Era il 18 aprile, a sette giorni dalla notte maledetta Mirko Vucinic, in 45 minuti, aveva rimesso la Lazio a posto, continuando a far sognare i tifosi giallorossi. D’altronde, è una sua peculiarità, non fosse altro per quella frase, «voglio far sognare la gente » ripetuta quando era ancora solo un bambino, che tornava a casa tardi la sera perché passava troppo tempo a giocare a pallone. Oggi, in un certo senso, la storia pare ripetersi.

Non è trascorsa una settimana, ma solo un paio di giorni, non si gioca più all’Olimpico ma a Marassi e la sfida contro i cilisti di Genova vale molto ma molto meno di qualche mese fa. Qualcosa però non è cambiato: lui. Mirko Vucinic. Oggi come allora, vuole prendersi la Roma. Anzi, ri-prendersi.

Perché in questa stagione, tra infortuni e scelte tecniche, non è stato ancora l’uomo dei sogni. Non sempre almeno, perché pur giocando poco ha segnato. Eccome se lo ha fatto. In campionato ha iniziato contro l’Inter, per poi ripetersi contro Lecce, Lazio e Catania. Cinque reti, tutte decisive. Eccola, la parola magica. Che racchiude anche il segreto dell’esultanza di giovedì pomeriggio: dopo il primo gol, Vucinic corre verso la Sud. Urla, esplode. Poi si ferma. E si passa la mano aperta davanti al volto, come è solito fare il lottatore John Cena. Un festeggiamento simile a quello spesso ripetuto da Fabrizio Miccoli, altro grande appassionato di wrestling e, in particolare del lottatore di West Newbury. Il suo significato? You can’t see me, non puoi vedermi perché io sono in grado di cambiare la storia. È il suo obiettivo, parallelo a quello della Roma.

Claudio Ranieri ha ufficializzato, subito dopo Roma-Catania, che oggi una delle maglie da titolare in attacco sarà sua. E lui è pronto, carico. Arrabbiato, anche. Perché il ruolo da comprimario non gli va giù. Vuole giocare, Mirko. E anche quando entra in campo dalla panchina vuole dire «ci sono». E dimostrarlo. Vuole che la rimonta (anche quest’anno, sì, anche quest’anno) passi ancora una volta dai suoi piedi, così come da quelli di Borriello, che applaude quasi sempre dopo un gol, di Menez, il destinatario preferito delle sue pizze in testa, di Totti. Già Totti. Quello dell’assist per la doppietta, quello dell’abbraccio e di una frase sussurrata all’orecchio su cui in tanti si sono interrogati. Nessuno però ha voluto rivelarne il contenuto. Tantomeno Mirko.
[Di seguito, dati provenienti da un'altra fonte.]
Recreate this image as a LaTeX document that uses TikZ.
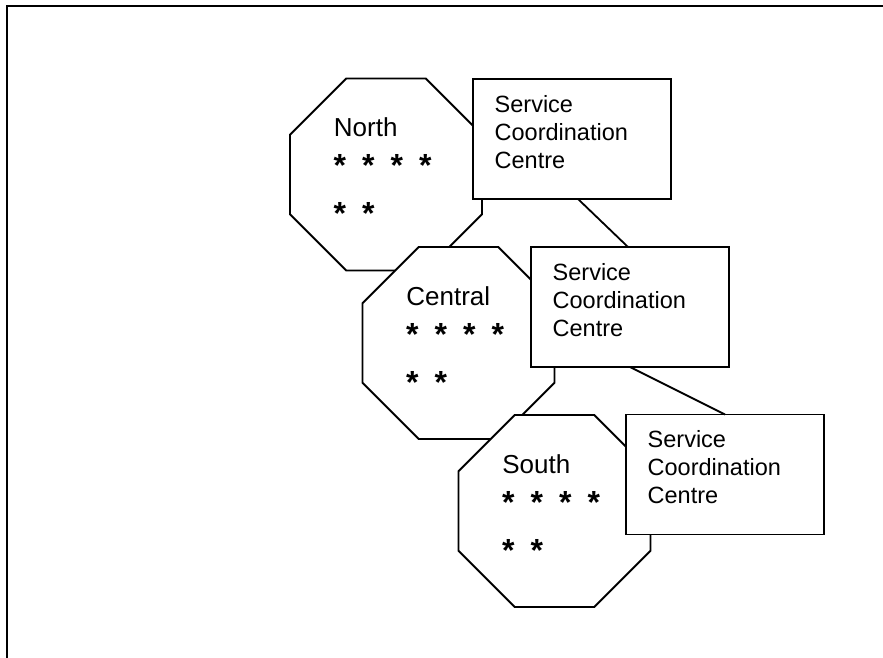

E questo vale come un gol. Uno solo però. Per la doppietta aspettiamo Marassi. Perché vanno bene i sogni, va bene la storia da cambiare, ma oggi più che mai c’è bisogno di cinismo, concretezza e realismo. Tre punti e tutti a casa. Lo dice sempre anche John Cena: «Vincere è l’unica cosa che conta».